In High v. State, 573 S.W.2d 807 (Tex.Cr. App.1978), we observed:

"Following the giving of notice of appeal, the first decision on the merits of an appeal belongs to the trial court. Article 40.09(12), V.A.C.C.P., provides:
"`It shall be the duty of the trial court to decide from the briefs and oral arguments, if any, whether the defendant should be granted a new trial by the trial court. This duty shall be performed within the period of thirty days immediately after the state's brief is filed, or, if none be filed, then within the period of thirty days immediately after the last day on which the state's brief could be timely filed. Omission of the court to perform this duty within such period shall constitute refusal of the court to grant a new trial to defendant.'
"This rather unique provision in our appellate procedure was designed to give a conscientious trial judge the opportunity to see the briefs, the contentions and the appellate record as it will appear on review to the Court of Criminal Appeals with the authority at that point to grant a new trial if the trial judge believes the same is called for. If the reversible error is apparent, there is no logic in allowing the case to proceed through appellate process until the Court of Criminal Appeals reverses the case. Much delay and waste of judicial time and effort occurs otherwise. There was another purpose to the above provision and that was the hope that trial judges in performing their duty thereunder might lessen the heavy caseload of the Court of Criminal Appeals."

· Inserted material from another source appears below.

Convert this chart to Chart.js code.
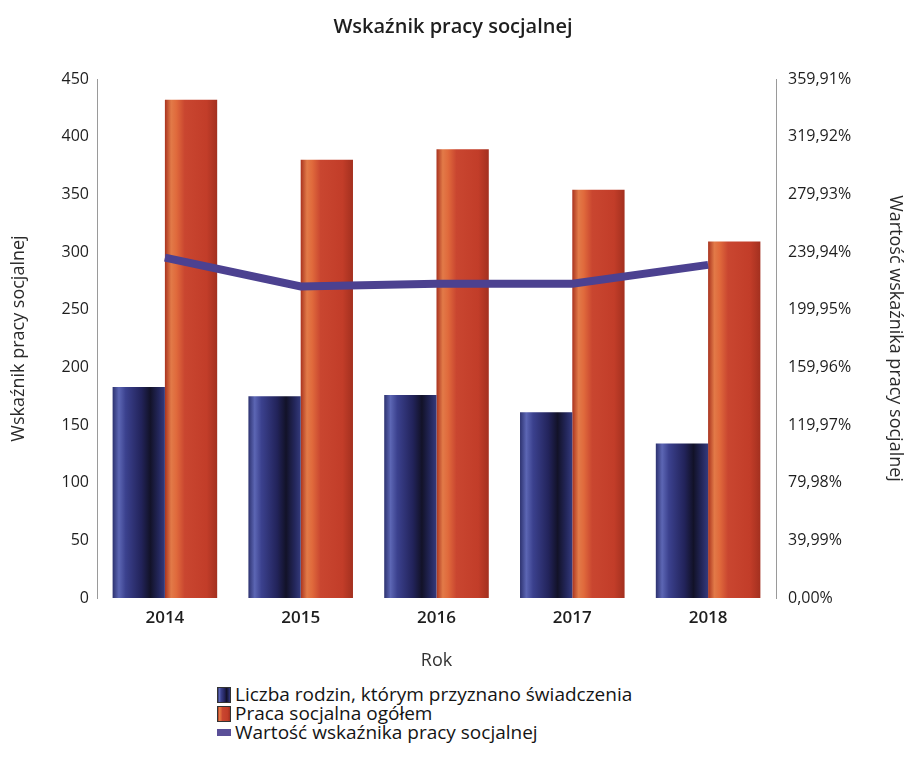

In the instant case, the error urged by the appellant was presented in his brief and was apparent from an examination of the court's charge. The appellant's position was supported by numerous decisions of this court and the State confessed error in its brief. The reversal of this case "was clearly predictable before the appellate record ever left the trial court. Such unnecessary and built-in delay should not be tolerated in our system of criminal justice. We should all bend our efforts to eliminate unnecessary delay in the administration of justice." See Talley v. State, 593 S.W.2d 702 (Tex.Cr.App.1980).

The judgment of the trial court is reversed.

NOTES

[1] We note that, although the judgment and sentence reflect a conviction for aggravated robbery, the indictment charged only robbery, and the jury was charged on the offense of robbery, not aggravated robbery. This appears to be a clerical error. In view of our disposition of this appeal, no reformation of such instruments is necessary.